Si chiama Vinny T. ed è il ricercatore della società  Night Lion Security con sede a St. Louis, che lo scorso ottobre ha rivelato una imponente mole di dati conservati su un server non protetto, comprendente 4 terabyte di informazioni personali, circa 1,2 miliardi di record in tutto.

Nonostante questa mole di dati non contenga informazioni strettamente personali come password (fonte Appleinsider.com), numeri di carte di credito o previdenza sociale, il server conteneva informazioni su centinaia di milioni di persone e che includono numeri di casa e di telefoni cellulari, profili di social media associati come Facebook, Twitter, LinkedIn e Github, 50 milioni di numeri di telefono unici e 622 milioni di indirizzi email unici.

Il ricercatore è incappato in questa “mega esposizione” a fronte di alcune ricerche che stava conducendo con il suo collega Bob Diachenko sui famosi motori di scansione web BinaryEdge e Shodan. Subito dopo aver scovato il cratere ha denunciato l’esposizione ai contatti dell’Ufficio federale ed entro poche ore, afferma che qualcuno ha portato offline prontamente il server e rimosso i dati esposti.

La mole di dati sembrebbe essere l’agglomerato di ben altri quattro sotto set poi uniti su un server di Google.

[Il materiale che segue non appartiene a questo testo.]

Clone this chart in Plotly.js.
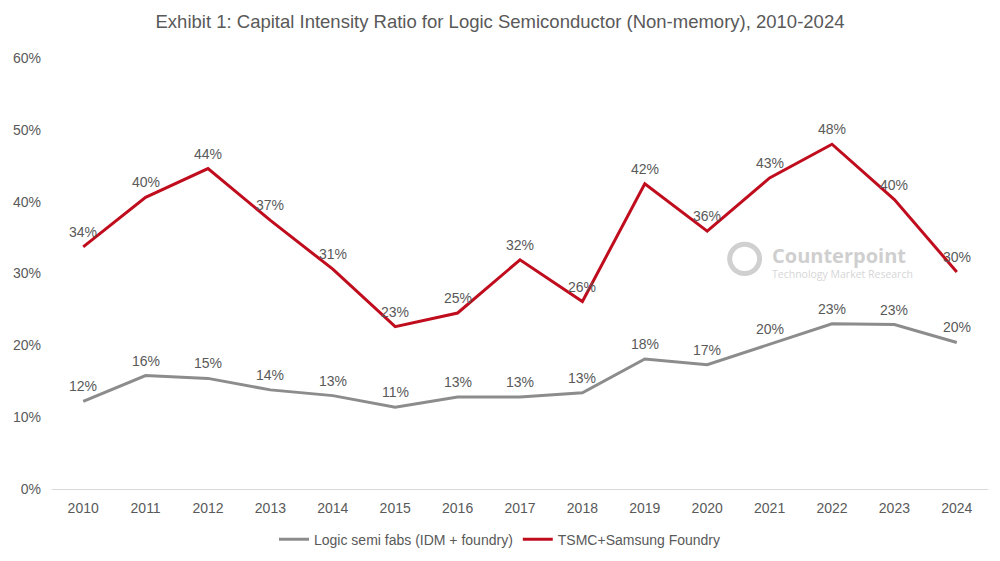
<!DOCTYPE html>
<html><head><meta charset="utf-8">
<script src="https://cdn.plot.ly/plotly-3.0.1.min.js"></script>
<style>body{margin:0;background:#fff}#c{width:1000px;height:561px}</style>
</head><body><div id="c"></div>
<script>
const years = ['2010','2011','2012','2013','2014','2015','2016','2017','2018','2019','2020','2021','2022','2023','2024'];
const logicSemiFabs = [12.2, 15.8, 15.4, 13.8, 13.0, 11.4, 12.8, 12.8, 13.4, 18.1, 17.3, 20.2, 23.0, 22.9, 20.4];
const tsmcSamsung = [33.7, 40.6, 44.6, 37.4, 30.6, 22.6, 24.5, 31.9, 26.1, 42.5, 35.9, 43.3, 48.0, 40.3, 30.2];
const logicLabels = ['12%','16%','15%','14%','13%','11%','13%','13%','13%','18%','17%','20%','23%','23%','20%'];
const tsmcLabels = ['34%','40%','44%','37%','31%','23%','25%','32%','26%','42%','36%','43%','48%','40%','30%'];
const yTicks = [0,10,20,30,40,50,60];

const font = 'Liberation Sans, Arial, sans-serif';
const grey = '#595959';
const traces = [
  {x: years, y: logicSemiFabs, name: 'Logic semi fabs (IDM + foundry)', mode: 'lines',
   line: {color: '#8c8c8c', width: 3}},
  {x: years, y: tsmcSamsung, name: 'TSMC+Samsung Foundry', mode: 'lines',
   line: {color: '#c00d1e', width: 3}}
];
function labelAnns(vals, labels) {
  return vals.map((v, i) => ({x: i, y: v, xref: 'x', yref: 'y', text: labels[i],
    showarrow: false, yshift: 15, xanchor: 'center', yanchor: 'middle',
    font: {family: font, size: 14, color: grey}}));
}
const layout = {
  width: 1000, height: 561,
  margin: {l: 52, r: 12, t: 58, b: 72},
  paper_bgcolor: '#fff', plot_bgcolor: '#fff',
  title: {text: 'Exhibit 1: Capital Intensity Ratio for Logic Semiconductor (Non-memory), 2010-2024',
          x: 0.5, xanchor: 'center', y: 0.962, yanchor: 'middle',
          font: {family: font, size: 18.5, color: grey}},
  xaxis: {type: 'category', range: [-0.5, 14.5], showgrid: false, zeroline: false,
          showline: true, linecolor: '#d9d9d9', linewidth: 1, ticks: '', ticklabelstandoff: 6,
          tickfont: {family: font, size: 14, color: grey}},
  yaxis: {range: [0, 60], tickvals: yTicks, ticktext: yTicks.map(v => v + '%'),
          showgrid: false, zeroline: false, showline: false, ticks: '', ticklabelstandoff: 10,
          tickfont: {family: font, size: 14, color: grey}},
  showlegend: true,
  legend: {orientation: 'h', x: 0.5, xanchor: 'center', xref: 'container', yref: 'container',
           y: 0.038, yanchor: 'middle',
           font: {family: font, size: 14, color: grey},
           itemwidth: 30, tracegroupgap: 0},
  annotations: [
    {xref: 'paper', yref: 'paper', x: 0.767, y: 0.542, xanchor: 'left', yanchor: 'middle',
     text: '<b>Counterpoint</b>', showarrow: false,
     font: {family: 'Open Sans, sans-serif', size: 20, color: '#cfcfcf'}},
    {xref: 'paper', yref: 'paper', x: 0.767, y: 0.499, xanchor: 'left', yanchor: 'middle',
     text: 'Technology Market Research', showarrow: false,
     font: {family: 'Open Sans, sans-serif', size: 10.5, color: '#d6d6d6'}}
  ].concat(labelAnns(logicSemiFabs, logicLabels), labelAnns(tsmcSamsung, tsmcLabels)),
  shapes: [
    {type: 'circle', xref: 'paper', yref: 'paper', x0: 0.724, x1: 0.756, y0: 0.5, y1: 0.568,
     line: {color: '#d0d0d0', width: 5}}
  ]
};
Plotly.newPlot('c', traces, layout, {displayModeBar: false, staticPlot: true});
</script></body></html>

Tre sono stati etichettati, forse dal proprietario del server, come provenienti da un broker con sede a San Francisco chiamato People Data Labs.

Dal sito della soc. statunitense si legge:

” THE SOURCE OF TRUTH FOR PERSON DATA

A dataset of resume, contact, social, and demographic information for over 1.5 Billion unique individuals, delivered to you at the scale you need it.”

With just a few lines of code, you can begin enriching anywhere from dozens to billions of records with over 150 data points. If you don’t have the time, we can deliver the data straight to you via S3, SFTP, Google Drive, Elasticsearch.”

Insomma si tratta di una società che tratta una moltitudine di dati e che di questi ne ha fatto un vero e proprio business. Il CEO della stessa tuttavia non ha confermato la proprietà del server su cui erano conservati i numerosissimi dati e che, forse, potrebbe appartenere proprio a Google.

Come riferisce il ricercatore sembrerebbe improbabile che siano stati sottratti dati ma ovviamente la notizia è ancora da confermare.

L’ultimo dei quattro set di dati è etichettato “OXY” e ogni record al suo interno contiene anche un tag “OXY”. Vinny T. presume possa essere riconducibile alla soc. Oxydata ma il direttore della famosa società ha già smentito la supposizione.